▶ Stored rows:
• • • • •

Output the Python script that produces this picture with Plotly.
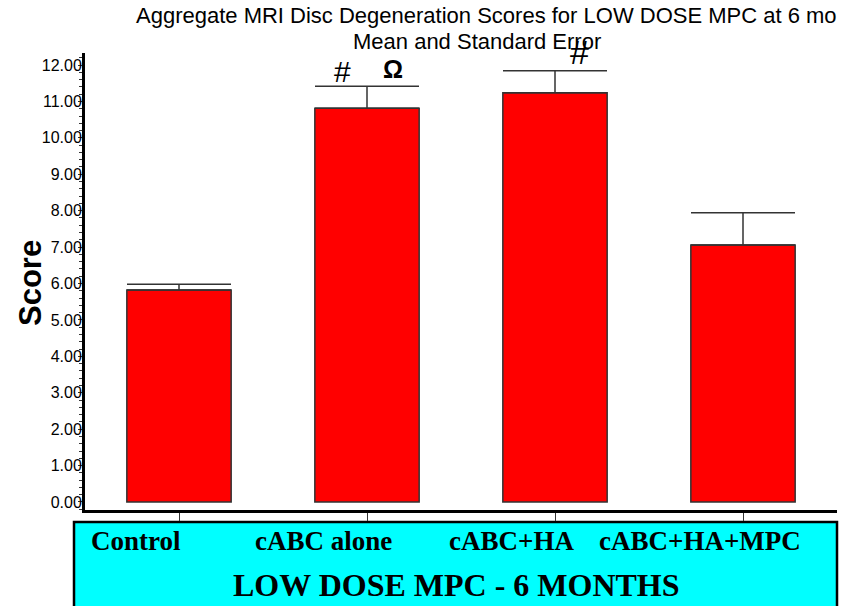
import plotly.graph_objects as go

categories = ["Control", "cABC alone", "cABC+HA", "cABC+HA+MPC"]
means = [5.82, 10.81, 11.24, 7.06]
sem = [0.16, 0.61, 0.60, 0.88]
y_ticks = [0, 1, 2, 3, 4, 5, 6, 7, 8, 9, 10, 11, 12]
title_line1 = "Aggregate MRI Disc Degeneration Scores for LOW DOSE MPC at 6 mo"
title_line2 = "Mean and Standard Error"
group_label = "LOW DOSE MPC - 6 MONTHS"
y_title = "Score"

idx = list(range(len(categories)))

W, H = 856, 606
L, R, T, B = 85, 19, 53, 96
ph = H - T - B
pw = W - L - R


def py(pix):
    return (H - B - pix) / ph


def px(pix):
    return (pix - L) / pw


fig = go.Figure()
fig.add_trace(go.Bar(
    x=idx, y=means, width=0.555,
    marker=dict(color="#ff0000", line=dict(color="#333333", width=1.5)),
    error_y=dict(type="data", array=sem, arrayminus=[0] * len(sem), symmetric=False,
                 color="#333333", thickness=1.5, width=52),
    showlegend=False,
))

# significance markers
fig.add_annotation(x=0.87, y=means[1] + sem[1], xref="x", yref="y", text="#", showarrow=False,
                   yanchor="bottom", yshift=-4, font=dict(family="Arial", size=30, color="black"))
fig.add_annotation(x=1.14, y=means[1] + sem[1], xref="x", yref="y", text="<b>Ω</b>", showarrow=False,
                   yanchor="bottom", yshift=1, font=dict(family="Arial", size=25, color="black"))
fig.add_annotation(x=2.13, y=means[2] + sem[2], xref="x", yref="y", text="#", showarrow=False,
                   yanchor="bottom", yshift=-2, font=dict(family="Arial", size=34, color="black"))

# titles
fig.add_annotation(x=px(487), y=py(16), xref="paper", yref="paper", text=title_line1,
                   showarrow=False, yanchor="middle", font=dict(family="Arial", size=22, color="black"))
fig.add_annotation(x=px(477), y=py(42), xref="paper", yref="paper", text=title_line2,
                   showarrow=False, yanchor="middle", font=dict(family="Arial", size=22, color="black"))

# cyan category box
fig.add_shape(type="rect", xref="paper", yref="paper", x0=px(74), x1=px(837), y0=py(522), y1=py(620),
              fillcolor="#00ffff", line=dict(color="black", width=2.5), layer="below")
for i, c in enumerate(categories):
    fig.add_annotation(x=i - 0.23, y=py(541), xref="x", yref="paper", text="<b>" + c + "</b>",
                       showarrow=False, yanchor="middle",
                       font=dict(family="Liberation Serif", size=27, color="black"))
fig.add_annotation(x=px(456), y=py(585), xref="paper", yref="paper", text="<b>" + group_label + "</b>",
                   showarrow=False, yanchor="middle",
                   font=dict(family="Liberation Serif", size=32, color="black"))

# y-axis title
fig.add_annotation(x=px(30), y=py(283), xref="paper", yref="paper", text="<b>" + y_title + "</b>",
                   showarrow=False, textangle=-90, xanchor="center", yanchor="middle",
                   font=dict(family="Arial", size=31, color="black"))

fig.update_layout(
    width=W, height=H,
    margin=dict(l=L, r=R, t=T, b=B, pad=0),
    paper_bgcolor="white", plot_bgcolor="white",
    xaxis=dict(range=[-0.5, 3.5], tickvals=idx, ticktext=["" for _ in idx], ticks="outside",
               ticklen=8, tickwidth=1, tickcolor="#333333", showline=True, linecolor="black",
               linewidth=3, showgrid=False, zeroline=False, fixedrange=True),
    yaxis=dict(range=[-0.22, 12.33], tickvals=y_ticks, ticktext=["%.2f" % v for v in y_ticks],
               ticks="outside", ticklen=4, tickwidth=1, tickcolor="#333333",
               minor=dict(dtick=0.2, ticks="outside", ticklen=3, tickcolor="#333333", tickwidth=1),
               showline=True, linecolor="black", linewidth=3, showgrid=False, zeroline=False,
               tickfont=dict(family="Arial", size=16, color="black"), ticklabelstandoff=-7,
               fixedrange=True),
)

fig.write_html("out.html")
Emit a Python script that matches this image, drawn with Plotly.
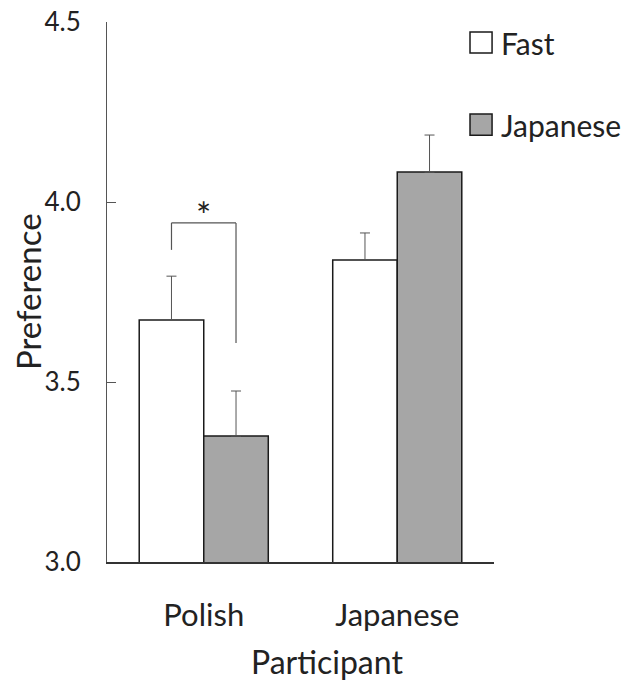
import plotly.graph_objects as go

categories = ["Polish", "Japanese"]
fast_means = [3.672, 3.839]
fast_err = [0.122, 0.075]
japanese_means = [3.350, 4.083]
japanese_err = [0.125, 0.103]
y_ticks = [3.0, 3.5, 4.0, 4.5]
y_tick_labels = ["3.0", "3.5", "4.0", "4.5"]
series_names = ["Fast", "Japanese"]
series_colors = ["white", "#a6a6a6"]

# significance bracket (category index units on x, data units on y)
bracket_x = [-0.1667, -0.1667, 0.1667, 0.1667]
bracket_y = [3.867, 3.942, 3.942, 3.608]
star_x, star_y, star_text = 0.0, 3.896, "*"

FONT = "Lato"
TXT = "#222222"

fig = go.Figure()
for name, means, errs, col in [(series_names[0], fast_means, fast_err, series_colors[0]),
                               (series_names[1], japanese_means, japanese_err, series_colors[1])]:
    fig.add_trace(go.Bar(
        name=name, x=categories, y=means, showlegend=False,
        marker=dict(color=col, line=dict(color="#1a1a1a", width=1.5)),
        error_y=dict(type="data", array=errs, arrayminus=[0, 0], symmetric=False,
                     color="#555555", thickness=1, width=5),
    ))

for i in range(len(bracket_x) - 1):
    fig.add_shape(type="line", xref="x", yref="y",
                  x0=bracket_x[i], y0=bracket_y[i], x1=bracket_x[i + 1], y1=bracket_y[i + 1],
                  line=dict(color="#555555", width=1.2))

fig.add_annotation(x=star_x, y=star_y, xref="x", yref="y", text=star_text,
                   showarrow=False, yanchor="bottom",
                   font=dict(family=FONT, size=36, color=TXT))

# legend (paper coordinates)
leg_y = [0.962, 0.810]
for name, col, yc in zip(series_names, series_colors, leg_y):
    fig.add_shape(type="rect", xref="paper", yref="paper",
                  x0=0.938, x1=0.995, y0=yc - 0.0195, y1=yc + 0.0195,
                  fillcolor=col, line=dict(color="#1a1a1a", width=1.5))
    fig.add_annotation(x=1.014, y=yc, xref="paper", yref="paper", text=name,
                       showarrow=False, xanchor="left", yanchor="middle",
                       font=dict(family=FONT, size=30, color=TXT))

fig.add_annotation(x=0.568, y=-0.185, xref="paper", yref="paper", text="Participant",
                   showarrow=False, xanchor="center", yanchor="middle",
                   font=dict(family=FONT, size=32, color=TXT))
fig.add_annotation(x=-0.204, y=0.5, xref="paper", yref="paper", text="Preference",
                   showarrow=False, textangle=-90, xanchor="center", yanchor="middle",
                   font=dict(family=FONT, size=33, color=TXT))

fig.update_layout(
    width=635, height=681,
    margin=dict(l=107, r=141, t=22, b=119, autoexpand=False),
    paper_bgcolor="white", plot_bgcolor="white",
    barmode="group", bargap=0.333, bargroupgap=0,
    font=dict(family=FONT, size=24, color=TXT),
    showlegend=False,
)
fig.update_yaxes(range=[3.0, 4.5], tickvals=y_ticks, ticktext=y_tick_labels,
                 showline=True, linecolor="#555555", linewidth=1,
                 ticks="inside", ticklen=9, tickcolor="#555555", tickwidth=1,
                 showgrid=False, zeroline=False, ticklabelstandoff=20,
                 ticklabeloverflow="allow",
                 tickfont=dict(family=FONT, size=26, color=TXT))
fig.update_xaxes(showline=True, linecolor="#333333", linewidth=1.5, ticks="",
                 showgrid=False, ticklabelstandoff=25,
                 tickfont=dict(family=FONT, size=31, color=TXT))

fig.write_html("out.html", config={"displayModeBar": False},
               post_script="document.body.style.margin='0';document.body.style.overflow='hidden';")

• • • • •

▶ Work to be completed: Set every line down exactly as written, leaving each picture out.

▶ Solution for this exercise:
Output the Python script that produces this picture with Plotly.
import plotly.graph_objects as go

categories = ["Control", "cABC alone", "cABC+HA", "cABC+HA+MPC"]
means = [5.82, 10.81, 11.24, 7.06]
sem = [0.16, 0.61, 0.60, 0.88]
y_ticks = [0, 1, 2, 3, 4, 5, 6, 7, 8, 9, 10, 11, 12]
title_line1 = "Aggregate MRI Disc Degeneration Scores for LOW DOSE MPC at 6 mo"
title_line2 = "Mean and Standard Error"
group_label = "LOW DOSE MPC - 6 MONTHS"
y_title = "Score"

idx = list(range(len(categories)))

W, H = 856, 606
L, R, T, B = 85, 19, 53, 96
ph = H - T - B
pw = W - L - R


def py(pix):
    return (H - B - pix) / ph


def px(pix):
    return (pix - L) / pw


fig = go.Figure()
fig.add_trace(go.Bar(
    x=idx, y=means, width=0.555,
    marker=dict(color="#ff0000", line=dict(color="#333333", width=1.5)),
    error_y=dict(type="data", array=sem, arrayminus=[0] * len(sem), symmetric=False,
                 color="#333333", thickness=1.5, width=52),
    showlegend=False,
))

# significance markers
fig.add_annotation(x=0.87, y=means[1] + sem[1], xref="x", yref="y", text="#", showarrow=False,
                   yanchor="bottom", yshift=-4, font=dict(family="Arial", size=30, color="black"))
fig.add_annotation(x=1.14, y=means[1] + sem[1], xref="x", yref="y", text="<b>Ω</b>", showarrow=False,
                   yanchor="bottom", yshift=1, font=dict(family="Arial", size=25, color="black"))
fig.add_annotation(x=2.13, y=means[2] + sem[2], xref="x", yref="y", text="#", showarrow=False,
                   yanchor="bottom", yshift=-2, font=dict(family="Arial", size=34, color="black"))

# titles
fig.add_annotation(x=px(487), y=py(16), xref="paper", yref="paper", text=title_line1,
                   showarrow=False, yanchor="middle", font=dict(family="Arial", size=22, color="black"))
fig.add_annotation(x=px(477), y=py(42), xref="paper", yref="paper", text=title_line2,
                   showarrow=False, yanchor="middle", font=dict(family="Arial", size=22, color="black"))

# cyan category box
fig.add_shape(type="rect", xref="paper", yref="paper", x0=px(74), x1=px(837), y0=py(522), y1=py(620),
              fillcolor="#00ffff", line=dict(color="black", width=2.5), layer="below")
for i, c in enumerate(categories):
    fig.add_annotation(x=i - 0.23, y=py(541), xref="x", yref="paper", text="<b>" + c + "</b>",
                       showarrow=False, yanchor="middle",
                       font=dict(family="Liberation Serif", size=27, color="black"))
fig.add_annotation(x=px(456), y=py(585), xref="paper", yref="paper", text="<b>" + group_label + "</b>",
                   showarrow=False, yanchor="middle",
                   font=dict(family="Liberation Serif", size=32, color="black"))

# y-axis title
fig.add_annotation(x=px(30), y=py(283), xref="paper", yref="paper", text="<b>" + y_title + "</b>",
                   showarrow=False, textangle=-90, xanchor="center", yanchor="middle",
                   font=dict(family="Arial", size=31, color="black"))

fig.update_layout(
    width=W, height=H,
    margin=dict(l=L, r=R, t=T, b=B, pad=0),
    paper_bgcolor="white", plot_bgcolor="white",
    xaxis=dict(range=[-0.5, 3.5], tickvals=idx, ticktext=["" for _ in idx], ticks="outside",
               ticklen=8, tickwidth=1, tickcolor="#333333", showline=True, linecolor="black",
               linewidth=3, showgrid=False, zeroline=False, fixedrange=True),
    yaxis=dict(range=[-0.22, 12.33], tickvals=y_ticks, ticktext=["%.2f" % v for v in y_ticks],
               ticks="outside", ticklen=4, tickwidth=1, tickcolor="#333333",
               minor=dict(dtick=0.2, ticks="outside", ticklen=3, tickcolor="#333333", tickwidth=1),
               showline=True, linecolor="black", linewidth=3, showgrid=False, zeroline=False,
               tickfont=dict(family="Arial", size=16, color="black"), ticklabelstandoff=-7,
               fixedrange=True),
)

fig.write_html("out.html")
Emit a Python script that matches this image, drawn with Plotly.
import plotly.graph_objects as go

categories = ["Polish", "Japanese"]
fast_means = [3.672, 3.839]
fast_err = [0.122, 0.075]
japanese_means = [3.350, 4.083]
japanese_err = [0.125, 0.103]
y_ticks = [3.0, 3.5, 4.0, 4.5]
y_tick_labels = ["3.0", "3.5", "4.0", "4.5"]
series_names = ["Fast", "Japanese"]
series_colors = ["white", "#a6a6a6"]

# significance bracket (category index units on x, data units on y)
bracket_x = [-0.1667, -0.1667, 0.1667, 0.1667]
bracket_y = [3.867, 3.942, 3.942, 3.608]
star_x, star_y, star_text = 0.0, 3.896, "*"

FONT = "Lato"
TXT = "#222222"

fig = go.Figure()
for name, means, errs, col in [(series_names[0], fast_means, fast_err, series_colors[0]),
                               (series_names[1], japanese_means, japanese_err, series_colors[1])]:
    fig.add_trace(go.Bar(
        name=name, x=categories, y=means, showlegend=False,
        marker=dict(color=col, line=dict(color="#1a1a1a", width=1.5)),
        error_y=dict(type="data", array=errs, arrayminus=[0, 0], symmetric=False,
                     color="#555555", thickness=1, width=5),
    ))

for i in range(len(bracket_x) - 1):
    fig.add_shape(type="line", xref="x", yref="y",
                  x0=bracket_x[i], y0=bracket_y[i], x1=bracket_x[i + 1], y1=bracket_y[i + 1],
                  line=dict(color="#555555", width=1.2))

fig.add_annotation(x=star_x, y=star_y, xref="x", yref="y", text=star_text,
                   showarrow=False, yanchor="bottom",
                   font=dict(family=FONT, size=36, color=TXT))

# legend (paper coordinates)
leg_y = [0.962, 0.810]
for name, col, yc in zip(series_names, series_colors, leg_y):
    fig.add_shape(type="rect", xref="paper", yref="paper",
                  x0=0.938, x1=0.995, y0=yc - 0.0195, y1=yc + 0.0195,
                  fillcolor=col, line=dict(color="#1a1a1a", width=1.5))
    fig.add_annotation(x=1.014, y=yc, xref="paper", yref="paper", text=name,
                       showarrow=False, xanchor="left", yanchor="middle",
                       font=dict(family=FONT, size=30, color=TXT))

fig.add_annotation(x=0.568, y=-0.185, xref="paper", yref="paper", text="Participant",
                   showarrow=False, xanchor="center", yanchor="middle",
                   font=dict(family=FONT, size=32, color=TXT))
fig.add_annotation(x=-0.204, y=0.5, xref="paper", yref="paper", text="Preference",
                   showarrow=False, textangle=-90, xanchor="center", yanchor="middle",
                   font=dict(family=FONT, size=33, color=TXT))

fig.update_layout(
    width=635, height=681,
    margin=dict(l=107, r=141, t=22, b=119, autoexpand=False),
    paper_bgcolor="white", plot_bgcolor="white",
    barmode="group", bargap=0.333, bargroupgap=0,
    font=dict(family=FONT, size=24, color=TXT),
    showlegend=False,
)
fig.update_yaxes(range=[3.0, 4.5], tickvals=y_ticks, ticktext=y_tick_labels,
                 showline=True, linecolor="#555555", linewidth=1,
                 ticks="inside", ticklen=9, tickcolor="#555555", tickwidth=1,
                 showgrid=False, zeroline=False, ticklabelstandoff=20,
                 ticklabeloverflow="allow",
                 tickfont=dict(family=FONT, size=26, color=TXT))
fig.update_xaxes(showline=True, linecolor="#333333", linewidth=1.5, ticks="",
                 showgrid=False, ticklabelstandoff=25,
                 tickfont=dict(family=FONT, size=31, color=TXT))

fig.write_html("out.html", config={"displayModeBar": False},
               post_script="document.body.style.margin='0';document.body.style.overflow='hidden';")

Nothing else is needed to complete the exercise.